Seagulls? In a Landlocked Country?With my introduction to Alexei, slowly began my introduction to what is gay in Uzbekistan. And actually, there are so many things that are similar in both countries. Seems like just like in the US, a lot of gays in Uzbekistan have a “girlfriend” or a “fag-hag.” In fact, they have a special name for it as well – they call such girls a “chaika” or a seagull and I don't know why. However, it seems like the common wisdom here is that a gay guy is a straight girl’s best friend and vice-versa. I suppose that wisdom was passed on here and announced through the American movies that were very popular when I was leaving the US – like “My Best Friend’s Wedding,” or “The Next Best Thing,” which were popular imports in Uzbekistan.
The TV show “Will and Grace” didn’t cross with the rest of the American dreck that made it there, (Baywatch, for example is huge), but when I did bring the collected first and second seasons, it seems that my local English-speaking friends would watch it and dream about the way their lives could be, had they lived somewhere else in the world. Just like the local, more progressive Uzbek women I knew would feel, when they would watch the midnight showing of “Sex and the City” on the Russian satellite channels, dreaming of how their life would have, could have been, had things been different and an accident of cruel fate had not made them be born in Uzbekistan.
I never came out to any Uzbeks, ever. They could think what they wanted about me, I even know of some cases after several years of being there where some girls had asked a close American friend of mine -- let's call her Gertrude -- because I always seemed to be attending social functions with young attractive men around me. Men never brought up the issue to me, even gay men I knew who were not open with their sexuality, probably because the topic just has too much taboo attached to it. But I will talk more about my Uzbek closet later.
The only time I ever said to someone that I was gay was to this girl Lena. And I was really drunk at the time and I was in between a rock and a hard place. Let me explain. Lena was a somewhat plump, loud and alcoholic girl who was born in Tashkent, but had married some small, skinny, and rich British fellow (who I had never seen) and lived in Highland Park with him. But she was back in Tashkent visiting her family and hanging out with her friend Kristina, who, at the time was dating a friend of mine who was working for one of the foreign embassies in Tashkent.

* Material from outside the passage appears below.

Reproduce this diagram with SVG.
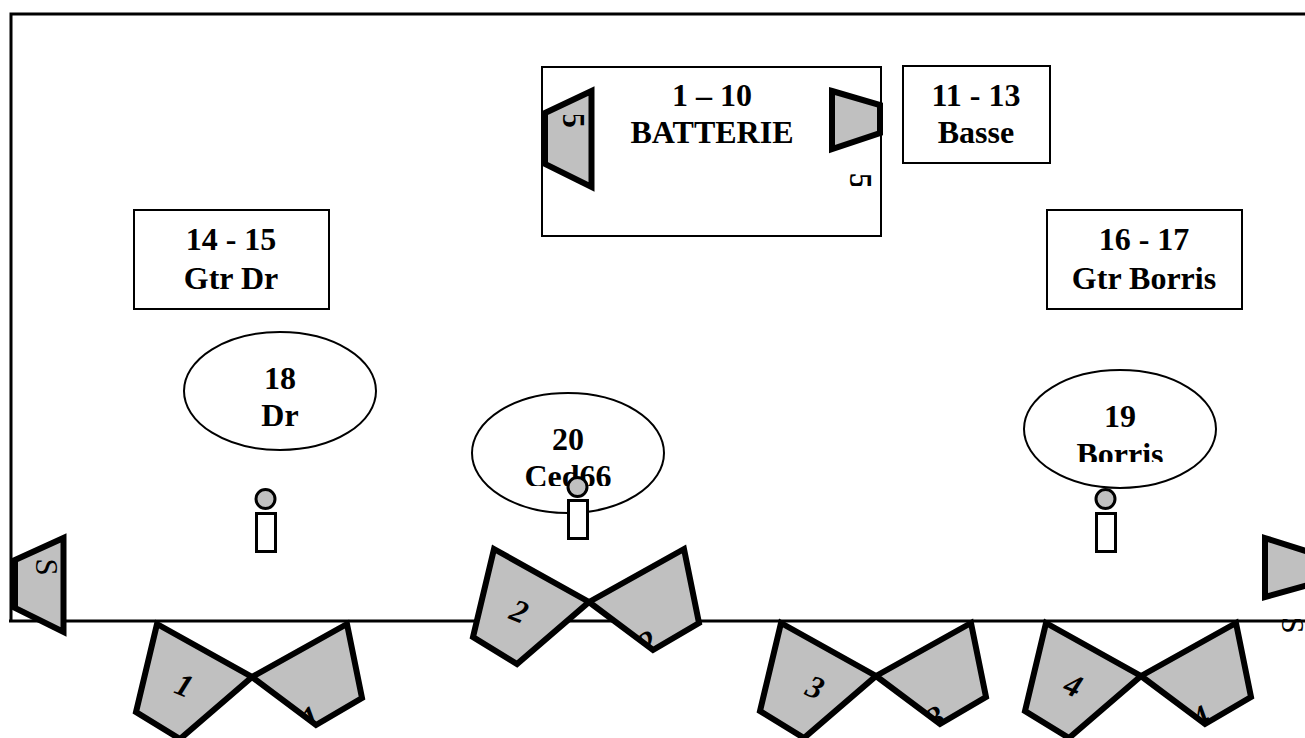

We all went out one night to a nightclub, and as we were the only people in our little group without a partner or date, we danced together, drank together – she could drink me under the table easily, and we had a really pleasant time. I did begin to worry, however that this was the kind of woman who devours men and of course, as I suspected, she asked me if I’d go home with her.
“I can’t, ” I said. “I’m gay,” I blurted out, drunken and realizing that this was a bit risky and that she could possibly unmask me before a crowded nightclub and I might be running for my life to the airport to home to safe haven from a mob wanting blood. But I just really didn’t want to have to sleep with her to save my skin. I held my breath, fearing her response. But, in the end what a relief. “I’m so happy,” she said. “All my friends are gay. All my friends in Tashkent, in London, in Moscow. They are all gay. This is so great. This means that we can be friends.”
I later would have some really crazy adventures around Tashkent with Lena, all of which involved lots of alcohol.